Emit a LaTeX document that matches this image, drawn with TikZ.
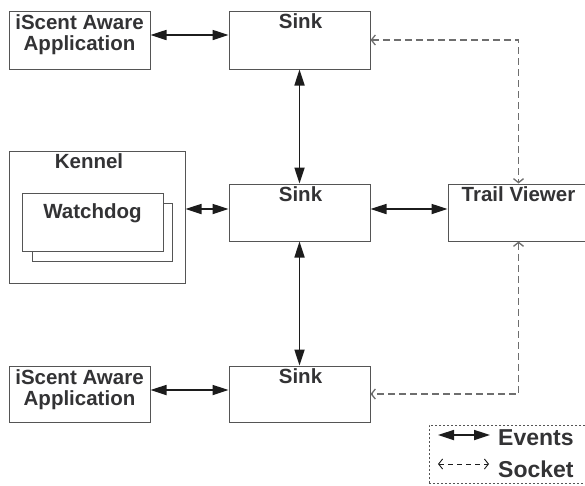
\documentclass[tikz,border=0pt]{standalone}
\usepackage{fontspec}
\setmainfont{Liberation Sans}
\usetikzlibrary{arrows.meta}
\definecolor{txt}{HTML}{333335}
\definecolor{edge}{HTML}{555555}
\definecolor{sock}{HTML}{6E6E6E}
\definecolor{evline}{HTML}{1C1C1C}
\begin{document}
\begin{tikzpicture}[x=1pt,y=-1pt,
  box/.style={draw=edge, line width=1pt, inner sep=0pt, fill=white},
  lbl/.style={font=\fontsize{20.5}{21}\selectfont\bfseries, text=txt, inner sep=0pt, align=center},
  leg/.style={font=\fontsize{23}{24}\selectfont\bfseries, text=txt, inner sep=0pt},
  ev/.style={draw=evline, line width=1.7pt,
    {Triangle[length=16pt,width=10pt]}-{Triangle[length=16pt,width=10pt]}},
  sk/.style={draw=sock, line width=1.3pt, dash pattern=on 7pt off 4pt,
    {Straight Barb[length=4pt,width=10pt]}-{Straight Barb[length=4pt,width=10pt]}},
  skleg/.style={draw=evline, line width=0.9pt, dash pattern=on 5pt off 4pt,
    {Straight Barb[length=4pt,width=10pt]}-{Straight Barb[length=4pt,width=10pt]}},
]
\path[use as bounding box, clip] (0,0) rectangle (585,485);

% applications
\node[box, minimum width=141pt, minimum height=58pt] (app1) at (79.5,40) {};
\node[lbl, anchor=north] (app1t) at ([yshift=-3.5pt]app1.north) {iScent Aware\\Application};
\node[box, minimum width=141pt, minimum height=56pt] (app2) at (79.5,394) {};
\node[lbl, anchor=north] (app2t) at ([yshift=-3.5pt]app2.north) {iScent Aware\\Application};

% sinks
\node[box, minimum width=141pt, minimum height=58pt,
  label={[lbl, anchor=base, yshift=-18pt, xshift=1pt]north:Sink}] (sink1) at (299.5,40) {};
\node[box, minimum width=141pt, minimum height=57pt,
  label={[lbl, anchor=base, yshift=-18pt, xshift=1pt]north:Sink}] (sink2) at (299.5,212.5) {};
\node[box, minimum width=141pt, minimum height=56pt,
  label={[lbl, anchor=base, yshift=-18pt, xshift=1pt]north:Sink}] (sink3) at (299.5,394) {};

% trail viewer
\node[box, minimum width=141pt, minimum height=57pt,
  label={[lbl, anchor=base, yshift=-18pt]north:Trail Viewer}] (viewer) at (518.5,212.5) {};

% kennel with stacked watchdogs
\node[box, minimum width=176pt, minimum height=132pt,
  label={[lbl, anchor=base, yshift=-18pt, xshift=-8pt]north:Kennel}] (kennel) at (97,217) {};
\node[box, minimum width=140pt, minimum height=58pt] (dogback) at (102,232) {};
\node[box, minimum width=141pt, minimum height=58pt,
  label={[lbl, anchor=base, yshift=-26pt]north:Watchdog}] (dog) at (92.5,222) {};

% event connections
\coordinate (m1) at ([yshift=3.5pt]sink2.west);
\coordinate (m2) at ([yshift=3.5pt]sink2.east);
\draw[ev] ([yshift=5pt]app1.east) -- ([yshift=5pt]sink1.west);
\draw[ev] ([yshift=4pt]app2.east) -- ([yshift=4pt]sink3.west);
\draw[ev] (m1 -| kennel.east) -- (m1);
\draw[ev] (m2) -- (m2 -| viewer.west);
\draw[ev] (sink1.south) -- (sink2.north);
\draw[ev] (sink2.south) -- (sink3.north);

% socket connections
\draw[sk] (sink1.east) -| (viewer.north);
\draw[sk] (viewer.south) |- (sink3.east);

% legend
\node[draw=edge, line width=1pt, dash pattern=on 2pt off 2pt, inner sep=0pt,
  minimum width=161pt, minimum height=58pt] (legend) at (509.5,454) {};
\coordinate (e1) at (438,435);
\coordinate (e2) at (490,435);
\coordinate (s1) at (438,464);
\coordinate (s2) at (489,464);
\draw[ev] (e1) -- (e2);
\draw[skleg] (s1) -- (s2);
\node[leg, anchor=base west] (evt) at (498,445) {Events};
\node[leg, anchor=base west] (sct) at (498,477) {Socket};
\end{tikzpicture}
\end{document}
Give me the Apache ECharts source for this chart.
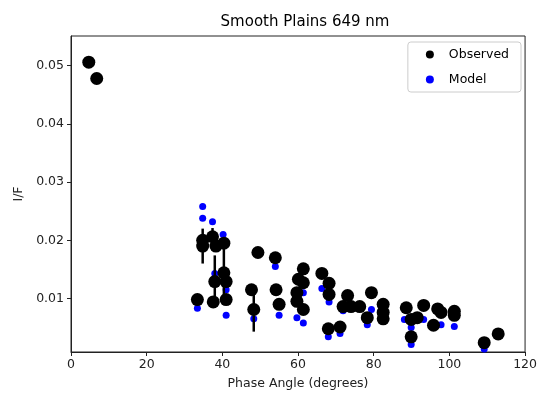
<!DOCTYPE html>
<html>
<head>
<meta charset="utf-8">
<script src="https://cdn.jsdelivr.net/npm/echarts@6/dist/echarts.min.js"></script>
<style>html,body{margin:0;padding:0;background:#fff}#c{width:540px;height:396px}</style>
</head>
<body>
<div id="c"></div>
<script>
// Observed points: phase angle, I/F, error half-width
const obsX = [4.7, 6.8, 33.4, 34.8, 34.8, 37.4, 38.0, 37.6, 38.3, 40.4, 40.4, 41.0, 41.0,
  47.7, 48.3, 49.4, 54.0, 54.2, 55.0, 61.4, 60.1, 61.4, 59.7, 59.7, 61.4,
  66.3, 68.2, 68.2, 68.0, 71.1, 73.1, 71.9, 74.0, 76.3, 79.4, 78.3,
  82.5, 82.5, 82.5, 88.6, 89.9, 89.9, 91.5, 93.2, 96.9, 97.8, 95.8,
  101.3, 101.3, 109.2, 112.9];
const obsY = [0.0506, 0.0478, 0.0098, 0.0200, 0.0190, 0.0206, 0.0129, 0.0094, 0.0190, 0.0195, 0.0144, 0.0129, 0.0098,
  0.0115, 0.0081, 0.0179, 0.0170, 0.0115, 0.0090, 0.0151, 0.0133, 0.0127, 0.0110, 0.0095, 0.0081,
  0.0143, 0.0126, 0.0107, 0.0048, 0.0051, 0.0105, 0.0086, 0.0086, 0.0086, 0.0110, 0.0067,
  0.0090, 0.0076, 0.0065, 0.0084, 0.0064, 0.0034, 0.0067, 0.0088, 0.0082, 0.0076, 0.0054,
  0.0078, 0.0071, 0.0024, 0.0039];
const obsErr = [0.0003, 0.0005, 0.0003, 0.0003, 0.0030, 0.0015, 0.0045, 0.0003, 0.0003, 0.0003, 0.0049, 0.0003, 0.0003,
  0.0003, 0.0038, 0.0008, 0.0005, 0.0008, 0.0003, 0.0003, 0.0003, 0.0003, 0.0003, 0.0003, 0.0003,
  0.0003, 0.0003, 0.0003, 0.0008, 0.0003, 0.0003, 0.0003, 0.0003, 0.0003, 0.0003, 0.0003,
  0.0005, 0.0003, 0.0003, 0.0003, 0.0003, 0.0005, 0.0003, 0.0003, 0.0003, 0.0003, 0.0003,
  0.0003, 0.0003, 0.0003, 0.0003];
// Model points
const modX = [4.7, 6.8, 34.8, 34.8, 37.4, 40.2, 38.0, 41.0, 33.4, 41.0, 48.3, 54.0, 55.0,
  61.4, 59.7, 61.4, 66.3, 68.2, 68.0, 71.1, 71.9, 79.4, 78.3, 88.1, 89.9, 89.9,
  93.2, 96.0, 97.8, 101.3, 109.2];
const modY = [0.0505, 0.0478, 0.0258, 0.0238, 0.0232, 0.0210, 0.0143, 0.0115, 0.0083, 0.0071, 0.0065, 0.0155, 0.0071,
  0.0110, 0.0067, 0.0058, 0.0117, 0.0094, 0.0034, 0.0040, 0.0079, 0.0081, 0.0055, 0.0064, 0.0050, 0.0021,
  0.0064, 0.0052, 0.0055, 0.0052, 0.0013];
const xTicks = [0, 20, 40, 60, 80, 100, 120];
const yTicks = [0.01, 0.02, 0.03, 0.04, 0.05];

const obsData = obsX.map((x, i) => [x, obsY[i]]);
const errData = obsX.map((x, i) => [x, obsY[i] - obsErr[i], obsY[i] + obsErr[i]]);
const modData = modX.map((x, i) => [x, modY[i]]);

const font = 'DejaVu Sans';
const chart = echarts.init(document.getElementById('c'), null, {renderer: 'canvas'});
chart.setOption({
  animation: false,
  title: {
    text: 'Smooth Plains 649 nm', left: 300, top: 10, textAlign: 'center',
    textStyle: {fontFamily: font, fontSize: 15, fontWeight: 'normal', color: '#000'}
  },
  legend: {
    orient: 'vertical', right: 19, top: 42,
    data: ['Observed', 'Model'],
    icon: 'circle', itemWidth: 8, itemHeight: 10, itemGap: 12,
    padding: [6, 12, 6, 18],
    borderColor: '#ccc', borderWidth: 1, borderRadius: 3,
    textStyle: {fontFamily: font, fontSize: 12.5, color: '#000', padding: [0, 0, 0, 10]}
  },
  grid: {left: 71, right: 12, top: 36, bottom: 44, show: true, borderColor: '#222', borderWidth: 1},
  xAxis: {
    type: 'value', min: 0, max: 120, interval: 20,
    name: 'Phase Angle (degrees)', nameLocation: 'middle', nameGap: 25,
    nameTextStyle: {fontFamily: font, fontSize: 12.5, color: '#222'},
    axisLine: {lineStyle: {color: '#222'}},
    axisTick: {length: 4, lineStyle: {color: '#222'}, customValues: xTicks},
    axisLabel: {fontFamily: font, fontSize: 12.5, color: '#222', margin: 6, customValues: xTicks},
    splitLine: {show: false}
  },
  yAxis: {
    type: 'value', min: 0.0008, max: 0.0551,
    name: 'I/F', nameLocation: 'middle', nameGap: 46,
    nameTextStyle: {fontFamily: font, fontSize: 12.5, color: '#222'},
    axisLine: {show: true, lineStyle: {color: '#222'}},
    axisTick: {show: true, length: 4, lineStyle: {color: '#222'}, customValues: yTicks},
    axisLabel: {fontFamily: font, fontSize: 12.5, color: '#222', margin: 7, customValues: yTicks,
      formatter: v => v.toFixed(2)},
    splitLine: {show: false}
  },
  series: [
    {name: 'Model', type: 'scatter', data: modData, symbolSize: 7, itemStyle: {color: '#0000ff', opacity: 1}, z: 1},
    {name: 'err', type: 'custom', data: errData, z: 2,
      renderItem: function (params, api) {
        const p1 = api.coord([api.value(0), api.value(1)]);
        const p2 = api.coord([api.value(0), api.value(2)]);
        return {type: 'line', shape: {x1: p1[0], y1: p1[1], x2: p2[0], y2: p2[1]}, style: {stroke: '#000', lineWidth: 2.5}};
      }},
    {name: 'Observed', type: 'scatter', data: obsData, symbolSize: 13, itemStyle: {color: '#000', opacity: 1}, z: 3}
  ]
});
</script>
</body>
</html>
━━━━━━━━━━━━━━━━━━━━
PROBLEM STATEMENT » Take the records above from their first line through the line with "(0,0) rectangle (585,485);" and set those lines down word for word, minus the pictures.

RESPONSE BELOW »
Emit a LaTeX document that matches this image, drawn with TikZ.
\documentclass[tikz,border=0pt]{standalone}
\usepackage{fontspec}
\setmainfont{Liberation Sans}
\usetikzlibrary{arrows.meta}
\definecolor{txt}{HTML}{333335}
\definecolor{edge}{HTML}{555555}
\definecolor{sock}{HTML}{6E6E6E}
\definecolor{evline}{HTML}{1C1C1C}
\begin{document}
\begin{tikzpicture}[x=1pt,y=-1pt,
  box/.style={draw=edge, line width=1pt, inner sep=0pt, fill=white},
  lbl/.style={font=\fontsize{20.5}{21}\selectfont\bfseries, text=txt, inner sep=0pt, align=center},
  leg/.style={font=\fontsize{23}{24}\selectfont\bfseries, text=txt, inner sep=0pt},
  ev/.style={draw=evline, line width=1.7pt,
    {Triangle[length=16pt,width=10pt]}-{Triangle[length=16pt,width=10pt]}},
  sk/.style={draw=sock, line width=1.3pt, dash pattern=on 7pt off 4pt,
    {Straight Barb[length=4pt,width=10pt]}-{Straight Barb[length=4pt,width=10pt]}},
  skleg/.style={draw=evline, line width=0.9pt, dash pattern=on 5pt off 4pt,
    {Straight Barb[length=4pt,width=10pt]}-{Straight Barb[length=4pt,width=10pt]}},
]
\path[use as bounding box, clip] (0,0) rectangle (585,485);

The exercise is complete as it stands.